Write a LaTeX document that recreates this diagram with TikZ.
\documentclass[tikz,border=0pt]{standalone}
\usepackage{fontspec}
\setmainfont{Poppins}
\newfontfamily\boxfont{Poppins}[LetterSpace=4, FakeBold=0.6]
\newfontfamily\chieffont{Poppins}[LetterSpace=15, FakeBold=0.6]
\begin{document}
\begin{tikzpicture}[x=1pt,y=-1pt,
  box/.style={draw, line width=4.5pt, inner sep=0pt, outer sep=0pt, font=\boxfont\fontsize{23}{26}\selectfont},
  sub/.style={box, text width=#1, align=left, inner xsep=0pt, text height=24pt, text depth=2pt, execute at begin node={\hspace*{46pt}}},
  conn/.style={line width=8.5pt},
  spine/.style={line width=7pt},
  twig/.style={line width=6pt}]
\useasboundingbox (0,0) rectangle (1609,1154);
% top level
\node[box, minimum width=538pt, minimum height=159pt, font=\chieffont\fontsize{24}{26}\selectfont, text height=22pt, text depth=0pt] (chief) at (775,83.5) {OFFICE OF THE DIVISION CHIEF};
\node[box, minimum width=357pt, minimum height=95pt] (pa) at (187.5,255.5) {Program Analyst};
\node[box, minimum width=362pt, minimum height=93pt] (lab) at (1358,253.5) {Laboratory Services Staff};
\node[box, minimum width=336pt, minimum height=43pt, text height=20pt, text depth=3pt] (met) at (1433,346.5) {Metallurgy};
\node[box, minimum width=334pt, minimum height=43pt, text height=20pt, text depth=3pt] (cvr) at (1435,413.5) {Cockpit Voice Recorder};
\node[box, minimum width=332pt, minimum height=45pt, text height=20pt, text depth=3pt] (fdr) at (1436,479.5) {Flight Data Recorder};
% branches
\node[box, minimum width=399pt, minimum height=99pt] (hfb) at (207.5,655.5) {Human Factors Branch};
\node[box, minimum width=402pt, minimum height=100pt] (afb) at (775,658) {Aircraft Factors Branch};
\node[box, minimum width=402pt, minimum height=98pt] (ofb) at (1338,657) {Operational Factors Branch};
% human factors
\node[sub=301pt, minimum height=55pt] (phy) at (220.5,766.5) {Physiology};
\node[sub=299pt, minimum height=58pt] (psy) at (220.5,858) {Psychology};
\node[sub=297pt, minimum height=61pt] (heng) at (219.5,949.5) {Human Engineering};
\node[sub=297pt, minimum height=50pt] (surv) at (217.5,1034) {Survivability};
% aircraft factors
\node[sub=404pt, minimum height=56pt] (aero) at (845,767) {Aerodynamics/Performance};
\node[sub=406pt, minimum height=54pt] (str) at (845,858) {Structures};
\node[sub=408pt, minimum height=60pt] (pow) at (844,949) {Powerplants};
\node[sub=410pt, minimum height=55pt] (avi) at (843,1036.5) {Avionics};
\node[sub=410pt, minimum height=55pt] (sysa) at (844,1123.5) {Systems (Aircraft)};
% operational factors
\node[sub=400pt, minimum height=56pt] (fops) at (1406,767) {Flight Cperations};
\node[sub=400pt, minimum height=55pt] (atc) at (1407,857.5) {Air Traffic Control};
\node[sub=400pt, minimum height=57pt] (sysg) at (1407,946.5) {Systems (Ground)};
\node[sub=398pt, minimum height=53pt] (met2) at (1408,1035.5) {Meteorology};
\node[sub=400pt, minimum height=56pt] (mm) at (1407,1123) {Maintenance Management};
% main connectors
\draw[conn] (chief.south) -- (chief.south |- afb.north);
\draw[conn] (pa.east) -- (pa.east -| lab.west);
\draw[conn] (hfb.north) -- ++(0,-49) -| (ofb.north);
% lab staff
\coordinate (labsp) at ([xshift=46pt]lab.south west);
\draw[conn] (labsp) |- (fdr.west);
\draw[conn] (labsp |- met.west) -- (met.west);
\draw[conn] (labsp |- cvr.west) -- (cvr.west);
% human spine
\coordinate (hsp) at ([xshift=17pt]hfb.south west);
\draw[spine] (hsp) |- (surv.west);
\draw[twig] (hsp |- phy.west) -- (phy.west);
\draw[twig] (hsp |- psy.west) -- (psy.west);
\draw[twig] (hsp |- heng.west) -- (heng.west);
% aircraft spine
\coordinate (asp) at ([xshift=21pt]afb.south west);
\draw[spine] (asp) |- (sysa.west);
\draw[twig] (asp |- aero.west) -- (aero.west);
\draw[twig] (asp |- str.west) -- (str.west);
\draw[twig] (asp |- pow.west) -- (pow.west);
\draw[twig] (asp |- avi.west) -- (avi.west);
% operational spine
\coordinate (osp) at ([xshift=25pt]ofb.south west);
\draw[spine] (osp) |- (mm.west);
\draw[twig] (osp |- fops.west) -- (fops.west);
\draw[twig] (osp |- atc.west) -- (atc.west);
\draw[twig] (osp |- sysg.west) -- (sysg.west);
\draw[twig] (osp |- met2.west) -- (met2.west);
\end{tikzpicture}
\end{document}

++++++

### Exercise details:
Retype the whole listing, matching it exactly.

### Answer for the task:
Write a LaTeX document that recreates this diagram with TikZ.
\documentclass[tikz,border=0pt]{standalone}
\usepackage{fontspec}
\setmainfont{Poppins}
\newfontfamily\boxfont{Poppins}[LetterSpace=4, FakeBold=0.6]
\newfontfamily\chieffont{Poppins}[LetterSpace=15, FakeBold=0.6]
\begin{document}
\begin{tikzpicture}[x=1pt,y=-1pt,
  box/.style={draw, line width=4.5pt, inner sep=0pt, outer sep=0pt, font=\boxfont\fontsize{23}{26}\selectfont},
  sub/.style={box, text width=#1, align=left, inner xsep=0pt, text height=24pt, text depth=2pt, execute at begin node={\hspace*{46pt}}},
  conn/.style={line width=8.5pt},
  spine/.style={line width=7pt},
  twig/.style={line width=6pt}]
\useasboundingbox (0,0) rectangle (1609,1154);
% top level
\node[box, minimum width=538pt, minimum height=159pt, font=\chieffont\fontsize{24}{26}\selectfont, text height=22pt, text depth=0pt] (chief) at (775,83.5) {OFFICE OF THE DIVISION CHIEF};
\node[box, minimum width=357pt, minimum height=95pt] (pa) at (187.5,255.5) {Program Analyst};
\node[box, minimum width=362pt, minimum height=93pt] (lab) at (1358,253.5) {Laboratory Services Staff};
\node[box, minimum width=336pt, minimum height=43pt, text height=20pt, text depth=3pt] (met) at (1433,346.5) {Metallurgy};
\node[box, minimum width=334pt, minimum height=43pt, text height=20pt, text depth=3pt] (cvr) at (1435,413.5) {Cockpit Voice Recorder};
\node[box, minimum width=332pt, minimum height=45pt, text height=20pt, text depth=3pt] (fdr) at (1436,479.5) {Flight Data Recorder};
% branches
\node[box, minimum width=399pt, minimum height=99pt] (hfb) at (207.5,655.5) {Human Factors Branch};
\node[box, minimum width=402pt, minimum height=100pt] (afb) at (775,658) {Aircraft Factors Branch};
\node[box, minimum width=402pt, minimum height=98pt] (ofb) at (1338,657) {Operational Factors Branch};
% human factors
\node[sub=301pt, minimum height=55pt] (phy) at (220.5,766.5) {Physiology};
\node[sub=299pt, minimum height=58pt] (psy) at (220.5,858) {Psychology};
\node[sub=297pt, minimum height=61pt] (heng) at (219.5,949.5) {Human Engineering};
\node[sub=297pt, minimum height=50pt] (surv) at (217.5,1034) {Survivability};
% aircraft factors
\node[sub=404pt, minimum height=56pt] (aero) at (845,767) {Aerodynamics/Performance};
\node[sub=406pt, minimum height=54pt] (str) at (845,858) {Structures};
\node[sub=408pt, minimum height=60pt] (pow) at (844,949) {Powerplants};
\node[sub=410pt, minimum height=55pt] (avi) at (843,1036.5) {Avionics};
\node[sub=410pt, minimum height=55pt] (sysa) at (844,1123.5) {Systems (Aircraft)};
% operational factors
\node[sub=400pt, minimum height=56pt] (fops) at (1406,767) {Flight Cperations};
\node[sub=400pt, minimum height=55pt] (atc) at (1407,857.5) {Air Traffic Control};
\node[sub=400pt, minimum height=57pt] (sysg) at (1407,946.5) {Systems (Ground)};
\node[sub=398pt, minimum height=53pt] (met2) at (1408,1035.5) {Meteorology};
\node[sub=400pt, minimum height=56pt] (mm) at (1407,1123) {Maintenance Management};
% main connectors
\draw[conn] (chief.south) -- (chief.south |- afb.north);
\draw[conn] (pa.east) -- (pa.east -| lab.west);
\draw[conn] (hfb.north) -- ++(0,-49) -| (ofb.north);
% lab staff
\coordinate (labsp) at ([xshift=46pt]lab.south west);
\draw[conn] (labsp) |- (fdr.west);
\draw[conn] (labsp |- met.west) -- (met.west);
\draw[conn] (labsp |- cvr.west) -- (cvr.west);
% human spine
\coordinate (hsp) at ([xshift=17pt]hfb.south west);
\draw[spine] (hsp) |- (surv.west);
\draw[twig] (hsp |- phy.west) -- (phy.west);
\draw[twig] (hsp |- psy.west) -- (psy.west);
\draw[twig] (hsp |- heng.west) -- (heng.west);
% aircraft spine
\coordinate (asp) at ([xshift=21pt]afb.south west);
\draw[spine] (asp) |- (sysa.west);
\draw[twig] (asp |- aero.west) -- (aero.west);
\draw[twig] (asp |- str.west) -- (str.west);
\draw[twig] (asp |- pow.west) -- (pow.west);
\draw[twig] (asp |- avi.west) -- (avi.west);
% operational spine
\coordinate (osp) at ([xshift=25pt]ofb.south west);
\draw[spine] (osp) |- (mm.west);
\draw[twig] (osp |- fops.west) -- (fops.west);
\draw[twig] (osp |- atc.west) -- (atc.west);
\draw[twig] (osp |- sysg.west) -- (sysg.west);
\draw[twig] (osp |- met2.west) -- (met2.west);
\end{tikzpicture}
\end{document}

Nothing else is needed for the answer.